Core Principles and Aerodynamic Advantages
At its heart, the blended wing body is a high-lift, low-drag solution that capitalizes on its integrated shape to optimize performance. The primary aerodynamic benefit stems from the elimination of the non-lifting fuselage and the associated drag it creates. In a conventional aircraft, a significant portion of the lift must be generated by the wings to support the weight of the fuselage, which acts as a large, bluff body creating substantial parasitic drag. By distributing the load and volume across the entire wing-body platform, the BWB generates lift from a much larger surface area, resulting in a higher overall lift-to-drag ratio. This aerodynamic efficiency is the key driver behind the potential for double-digit fuel savings compared to today’s best aircraft.
Structural Efficiency and Volume Utilization
Beyond aerodynamics, the BWB offers compelling structural advantages. The internal cavity of the wing-body acts as a vast, unified load-bearing structure, allowing for a more efficient distribution of stresses. This enables the use of lighter-weight materials and structural components, as the immense internal pressure differential—critical for pressurized cabins—works to stiffen the entire airframe rather than fighting against a flexible fuselage. Furthermore, the wide, open interior provides a more flexible and voluminous cabin space. Airlines can configure this space to accommodate more passengers, offer premium amenities, or create innovative cargo layouts, maximizing the economic value of each flight.
Engineering and Control Challenges
Despite its promise, the blended wing body introduces significant engineering hurdles, particularly in the realm of flight control and stability. Traditional aircraft rely on a horizontal tailplane to provide pitch stability and a vertical tail for directional control. Removing these surfaces necessitates a complete reimagining of control systems. Modern fly-by-wire technology is essential, using sophisticated algorithms and distributed control surfaces—such as elevons on the trailing edge and potentially rudders on the wingtips—to actively stabilize the aircraft and ensure responsive handling. This reliance on complex software and hardware makes the initial design and certification process exceptionally rigorous, as the system must be fail-safe in all conceivable scenarios.

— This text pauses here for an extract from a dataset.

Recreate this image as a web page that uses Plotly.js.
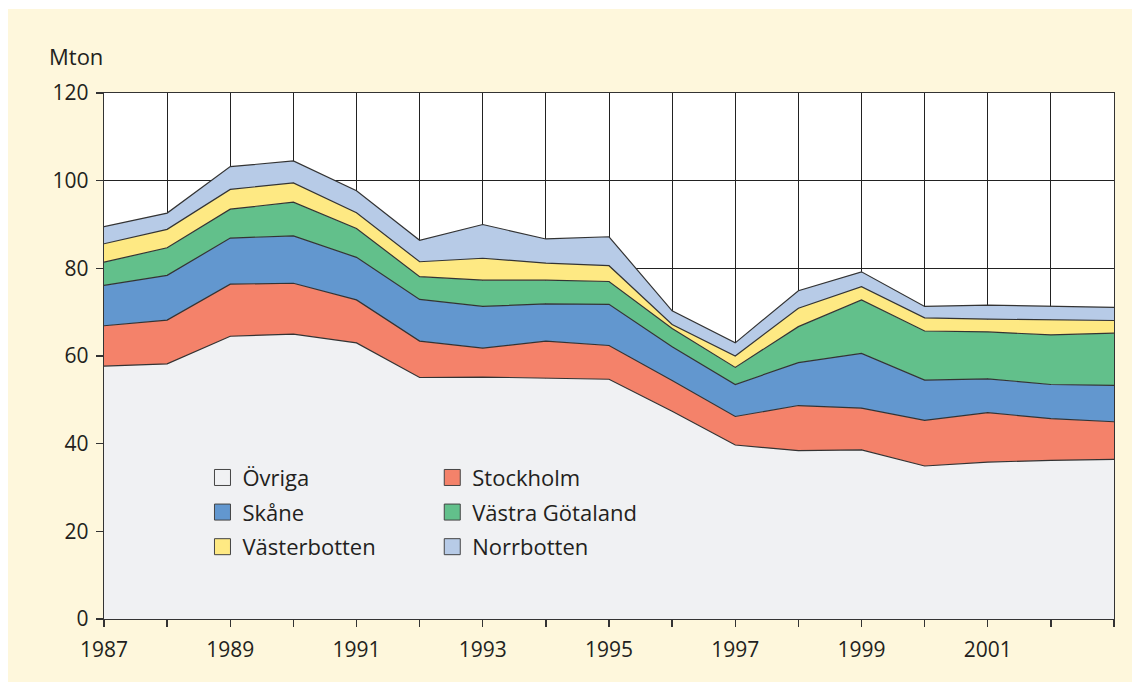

Materials, Manufacturing, and Certification
The advanced nature of the BWB also places new demands on materials and manufacturing. The structure must withstand not only the immense aerodynamic and pressurization loads but also the unique stresses of its blended shape, which lacks the traditional longitudinal joints found in conventional aircraft. This pushes the boundaries of composite material application, requiring innovative structural designs and fabrication techniques. Consequently, certification presents a major challenge for aviation authorities like the FAA and EASA. They must develop new testing protocols and safety standards that account for the aircraft's unconventional layout, ensuring that the BWB meets the highest levels of safety and reliability before it can carry the public.

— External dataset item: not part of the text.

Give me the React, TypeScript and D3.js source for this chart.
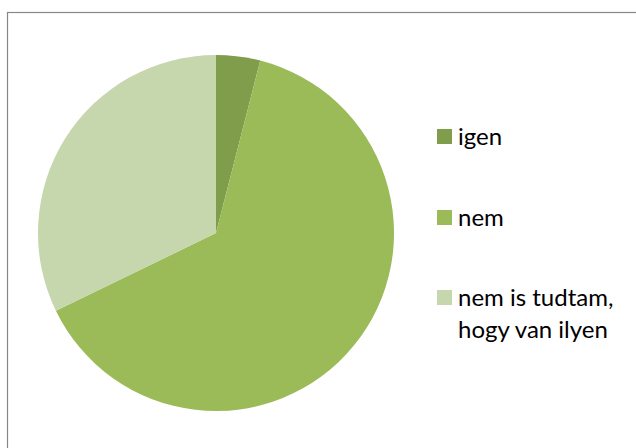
import React from "react";
import * as d3 from "d3";

const categories = ["igen", "nem", "nem is tudtam, hogy van ilyen"];
const values = [4.0, 63.8, 32.2];
const colors = ["#7F9D4A", "#9BBB59", "#C6D6AD"];
const legendLines = [["igen"], ["nem"], ["nem is tudtam,", "hogy van ilyen"]];

export default function App() {
  const W = 636, H = 448;
  const cx = 216, cy = 233, r = 178;
  const pie = d3.pie<number>().sort(null).startAngle(0).endAngle(2 * Math.PI)(values);
  const arc = d3.arc<d3.PieArcDatum<number>>().innerRadius(0).outerRadius(r);
  const legendY = [129, 210, 290];
  const font = "Lato, 'Open Sans', sans-serif";
  return (
    <svg width={W} height={H} style={{ position: "absolute", left: 0, top: 0, background: "#fff" }}>
      <rect x={7.5} y={12.5} width={W} height={H} fill="#fff" stroke="#878787" strokeWidth={1.2} />
      <g transform={`translate(${cx},${cy})`}>
        {pie.map((d, i) => (
          <path key={categories[i]} d={arc(d) || ""} fill={colors[i]} />
        ))}
      </g>
      {categories.map((c, i) => (
        <g key={c}>
          <rect x={437} y={legendY[i]} width={15} height={15} fill={colors[i]} />
          <text x={458} y={legendY[i] + 16} fontFamily={font} fontSize={24} fill="#000">
            {legendLines[i].map((ln, j) => (
              <tspan key={j} x={458} dy={j === 0 ? 0 : 31.7}>{ln}</tspan>
            ))}
          </text>
        </g>
      ))}
    </svg>
  );
}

Path to Commercial Viability
Several major aerospace programs are actively pursuing the development of commercial blended wing body aircraft, signaling a serious commitment to the technology. These initiatives often focus on specific market segments, such as high-volume regional routes or specialized cargo operations, to de-risk the development process. The potential for BWB designs to operate with significantly lower noise and emissions profiles is a powerful incentive for manufacturers and airports, aligning with increasingly stringent environmental regulations. If these projects can successfully navigate the technical and regulatory landscape, the BWB could transition from a revolutionary concept to a mainstay of the next generation of sustainable air travel.